Vejam vocês o peso da verdade carregada nesta frase. Nós falamos demais a respeito de coisas que conhecemos de menos. O Mundo, a existência, a humanidade são tão mais vastos que nós e nós, sentados no trono de nossas existências falamos pelos cotovelos a respeito de tudo e de todos. Na vida, realmente temos que aprender a mais aprender do que ensinar.
Aí vai outro exemplo: sabem naqueles dias em que tudo parece sem graça, sem sal, sem sabor; aqueles em que o mundo parece acinzentado, chocho; aqueles em que andamos sem rumo, sem norte; aqueles em que temos vontade de dar uma banana pra tudo e pra todos, voltar pra cama, se enfiar em baixo da coberta, torcendo para que aquela sensação passe logo? Pois bem, quando essa sensação me invade, saco logo da minha farmácia de frases e recito em voz alta meu querido Nelson Rodrigues: “Nada no mundo é intranscendente.”.

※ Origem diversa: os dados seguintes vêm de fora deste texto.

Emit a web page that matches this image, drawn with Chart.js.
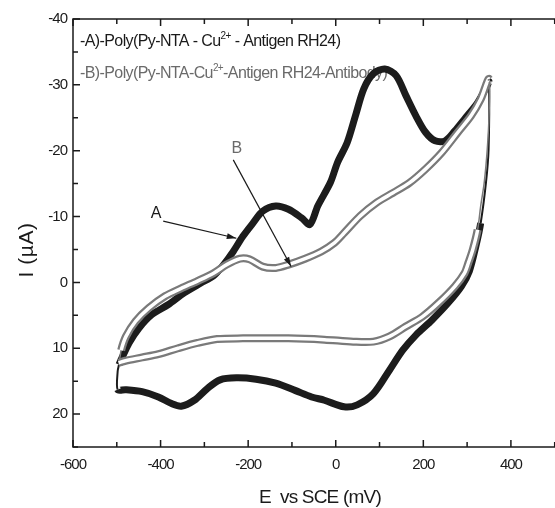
<!DOCTYPE html>
<html>
<head>
<meta charset="utf-8">
<script src="https://cdn.jsdelivr.net/npm/chart.js@4.4.1/dist/chart.umd.min.js"></script>
<style>
    html, body { margin: 0; padding: 0; background: #fff; overflow: hidden; }
    #wrap { width: 620px; height: 508px; }
</style>
</head>
<body>
<div id="wrap"><canvas id="cv" width="620" height="508"></canvas></div>
<script>
// curve A: Poly(Py-NTA - Cu2+ - Antigen RH24), forward then reverse sweep
const potentialA = [-495, -487, -472, -450, -420, -383, -346, -308, -279, -256, -234, -212, -189, -167, -137, -108, -78, -59, -41, -12, 4, 26, 45, 64, 86, 112, 138, 160, 183, 205, 227, 250, 272, 294, 324, 346,
    350, 349, 343, 331, 320, 305, 287, 257, 220, 183, 153, 123, 86, 49, 19, -26, -55, -93, -137, -182, -227, -264, -293, -323, -353, -375, -405, -442, -480, -498, -498, -495];
const currentA = [12.5, 11.3, 9.2, 7.0, 4.9, 3.4, 1.6, 0.1, -1.0, -2.7, -4.7, -7.0, -9.0, -10.8, -11.6, -11.1, -9.8, -8.8, -11.6, -15.2, -18.2, -21.2, -25.3, -29.4, -31.7, -32.4, -31.4, -28.4, -25.3, -22.8, -21.5, -21.5, -23.0, -24.8, -27.3, -29.9,
    -30.5, -20.2, -15.1, -9.0, -5.5, -1.7, 0.6, 3.1, 5.7, 8.0, 10.3, 13.3, 16.9, 18.6, 18.9, 17.9, 17.4, 16.4, 15.3, 14.7, 14.5, 14.8, 16.1, 17.9, 18.8, 18.4, 17.4, 16.6, 16.3, 16.3, 13.5, 12.5];

// curve B: Poly(Py-NTA-Cu2+-Antigen RH24-Antibody)
const potentialB = [-494, -490, -479, -457, -427, -390, -353, -316, -279, -249, -219, -197, -167, -137, -108, -70, -33, -3, 19, 56, 93, 131, 168, 205, 242, 279, 309, 331, 350,
    350, 346, 339, 331, 324, 313, 303, 294, 272, 235, 198, 160, 123, 86, 40, -26, -108, -212, -271, -316, -360, -405, -442, -480, -496];
const currentB = [12.0, 10.3, 8.2, 5.9, 3.9, 2.1, 0.9, -0.2, -1.4, -2.7, -3.6, -3.5, -2.4, -2.2, -2.7, -3.6, -4.7, -6.0, -7.5, -10.1, -12.1, -13.6, -15.1, -17.2, -19.7, -22.8, -25.3, -27.8, -30.9,
    -25.3, -20.2, -15.1, -11.6, -8.0, -5.0, -3.0, -1.4, 0.6, 3.1, 5.2, 6.7, 8.2, 9.0, 9.0, 8.7, 8.5, 8.5, 8.6, 9.2, 10.0, 10.9, 11.4, 11.9, 12.2];

// axes
const xMin = -600, xMax = 600, xStep = 100, xLabelEvery = 200;
const yMin = -40, yMax = 25, yStep = 5, yLabelEvery = 10;

// labels with arrows (data units)
const markNames = ['A', 'B'];
const markLabelE = [-410, -226];
const markLabelI = [-10.5, -20.3];
const arrowFromE = [-394, -234];
const arrowFromI = [-9.3, -18.6];
const arrowToE = [-227, -102];
const arrowToI = [-6.7, -2.4];

const FONT = "'Liberation Sans', Arial, sans-serif";
const INK = '#1a1a1a';
const GREY = '#6a6a6a';

function toPoints(xs, ys) {
    return xs.map((x, i) => ({x: x, y: ys[i]}));
}

// fast parts of the sweep (turning points) have few points in the original: draw them thin
function steep(c) {
    const dx = Math.abs(c.p1.x - c.p0.x), dy = Math.abs(c.p1.y - c.p0.y);
    return dx < 0.2 * dy;
}

const framePlugin = {
    id: 'frame',
    beforeDraw(chart) {
        chart.ctx.letterSpacing = '-1px';
    },
    beforeDatasetsDraw(chart) {
        const ctx = chart.ctx;
        ctx.save();
        ctx.letterSpacing = '-0.6px';
        ctx.textBaseline = 'alphabetic';
        ctx.textAlign = 'left';
        const rows = [
            {color: INK, x: 80, y: 46, parts: ['-A)-Poly(Py-NTA - Cu', '2+', ' - Antigen RH24)']},
            {color: GREY, x: 80, y: 78, parts: ['-B)-Poly(Py-NTA-Cu', '2+', '-Antigen RH24-Antibody)']}
        ];
        rows.forEach(r => {
            ctx.fillStyle = r.color;
            let x = r.x;
            r.parts.forEach((p, i) => {
                const sup = i === 1;
                ctx.font = (sup ? '10px ' : '16px ') + FONT;
                ctx.fillText(p, x, sup ? r.y - 7 : r.y);
                x += ctx.measureText(p).width;
            });
        });
        ctx.restore();
    },
    afterDraw(chart) {
        const ctx = chart.ctx;
        const a = chart.chartArea;
        const xs = chart.scales.x, ys = chart.scales.y;
        ctx.save();
        ctx.strokeStyle = INK;
        ctx.lineWidth = 1.5;
        ctx.strokeRect(a.left, a.top, a.right - a.left, a.bottom - a.top);
        ctx.beginPath();
        xs.ticks.forEach(t => {
            const px = xs.getPixelForValue(t.value);
            const len = t.value % xLabelEvery === 0 ? 7 : 5;
            ctx.moveTo(px, a.bottom); ctx.lineTo(px, a.bottom - len);
            ctx.moveTo(px, a.top); ctx.lineTo(px, a.top + len);
        });
        ys.ticks.forEach(t => {
            const py = ys.getPixelForValue(t.value);
            const len = t.value % yLabelEvery === 0 ? 7 : 5;
            ctx.moveTo(a.left, py); ctx.lineTo(a.left + len, py);
            ctx.moveTo(a.right, py); ctx.lineTo(a.right - len, py);
        });
        ctx.stroke();

        // axis titles
        ctx.fillStyle = INK;
        ctx.textAlign = 'center';
        ctx.textBaseline = 'middle';
        ctx.font = '19px ' + FONT;
        ctx.letterSpacing = '-0.8px';
        ctx.fillText('E  vs SCE (mV)', 320, 498);
        ctx.save();
        ctx.translate(27, 250);
        ctx.rotate(-Math.PI / 2);
        ctx.font = '21px ' + FONT;
        ctx.letterSpacing = '0.5px';
        ctx.fillText('I (µA)', 0, 0);
        ctx.restore();

        // labels A / B with arrows
        ctx.letterSpacing = '0px';
        ctx.font = '16px ' + FONT;
        ctx.lineWidth = 1.2;
        markNames.forEach((name, i) => {
            ctx.fillStyle = i === 0 ? INK : GREY;
            ctx.fillText(name, xs.getPixelForValue(markLabelE[i]), ys.getPixelForValue(markLabelI[i]));
            const x0 = xs.getPixelForValue(arrowFromE[i]), y0 = ys.getPixelForValue(arrowFromI[i]);
            const x1 = xs.getPixelForValue(arrowToE[i]), y1 = ys.getPixelForValue(arrowToI[i]);
            ctx.strokeStyle = INK;
            ctx.fillStyle = INK;
            ctx.beginPath();
            ctx.moveTo(x0, y0); ctx.lineTo(x1, y1);
            ctx.stroke();
            const ang = Math.atan2(y1 - y0, x1 - x0);
            ctx.beginPath();
            ctx.moveTo(x1, y1);
            ctx.lineTo(x1 - 10 * Math.cos(ang - 0.3), y1 - 10 * Math.sin(ang - 0.3));
            ctx.lineTo(x1 - 10 * Math.cos(ang + 0.3), y1 - 10 * Math.sin(ang + 0.3));
            ctx.closePath();
            ctx.fill();
        });
        ctx.restore();
    }
};

new Chart(document.getElementById('cv'), {
    type: 'scatter',
    data: {
        datasets: [
            {
                label: 'B inner',
                data: toPoints(potentialB, currentB),
                showLine: true,
                borderColor: '#ffffff',
                borderWidth: 3.5,
                pointRadius: 0,
                tension: 0.3,
                order: 0,
                segment: {borderColor: c => steep(c) ? 'rgba(255,255,255,0)' : '#ffffff'}
            },
            {
                label: 'B',
                data: toPoints(potentialB, currentB),
                showLine: true,
                borderColor: '#7a7a7a',
                borderWidth: 8,
                pointRadius: 0,
                tension: 0.3,
                order: 1,
                segment: {borderWidth: c => steep(c) ? 1.5 : 8}
            },
            {
                label: 'A',
                data: toPoints(potentialA, currentA),
                showLine: true,
                borderColor: '#1c1c1c',
                borderWidth: 7,
                pointRadius: 0,
                tension: 0.3,
                order: 2,
                segment: {borderWidth: c => steep(c) ? 2 : 7}
            }
        ]
    },
    options: {
        responsive: false,
        devicePixelRatio: 1,
        animation: false,
        layout: {padding: {left: 0, top: 19, right: 10, bottom: 0}},
        plugins: {legend: {display: false}, tooltip: {enabled: false}},
        scales: {
            x: {
                type: 'linear',
                min: xMin,
                max: xMax,
                grid: {display: false, drawTicks: false},
                border: {display: false},
                ticks: {
                    stepSize: xStep,
                    padding: 9,
                    color: INK,
                    font: {family: FONT, size: 15},
                    maxRotation: 0,
                    autoSkip: false,
                    callback: v => v % xLabelEvery === 0 ? String(v) : ''
                },
                afterFit: s => { s.height = 61; }
            },
            y: {
                type: 'linear',
                reverse: true,
                min: yMin,
                max: yMax,
                grid: {display: false, drawTicks: false},
                border: {display: false},
                ticks: {
                    stepSize: yStep,
                    padding: 6,
                    color: INK,
                    font: {family: FONT, size: 15},
                    autoSkip: false,
                    callback: v => v % yLabelEvery === 0 ? String(v) : ''
                },
                afterFit: s => { s.width = 73; }
            }
        }
    },
    plugins: [framePlugin]
});
</script>
</body>
</html>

Ora, o que eu entendo com essa frase é o seguinte: “Meu filho, levanta-te e anda! Vai olhar pro mundo, pros teus semelhantes, pros teus próximos, pros cães vadios na rua, pros ônibus passando, pras missas sendo rezadas, pros cultos sendo feitos, pros velórios, pros hospitais, pros casais nas ruas, pros solteiros de cabeça baixa, pros casamentos sendo realizados, pros jardins públicos ainda bem cuidados, pras casas e prédios escondendo segredos...! Vai! Vai que de chocho, seu bocó, o mundo não tem nada!”.
E há ainda, para terminar, uma das frases que eu mais gosto. Ela está na Bíblia, no livro Romanos 3:10 e me ajuda a nos entender, a entender nossa conturbada História e a enxergar a necessidade dos que são santos : “Como está escrito: Não há um justo, nem um sequer.”.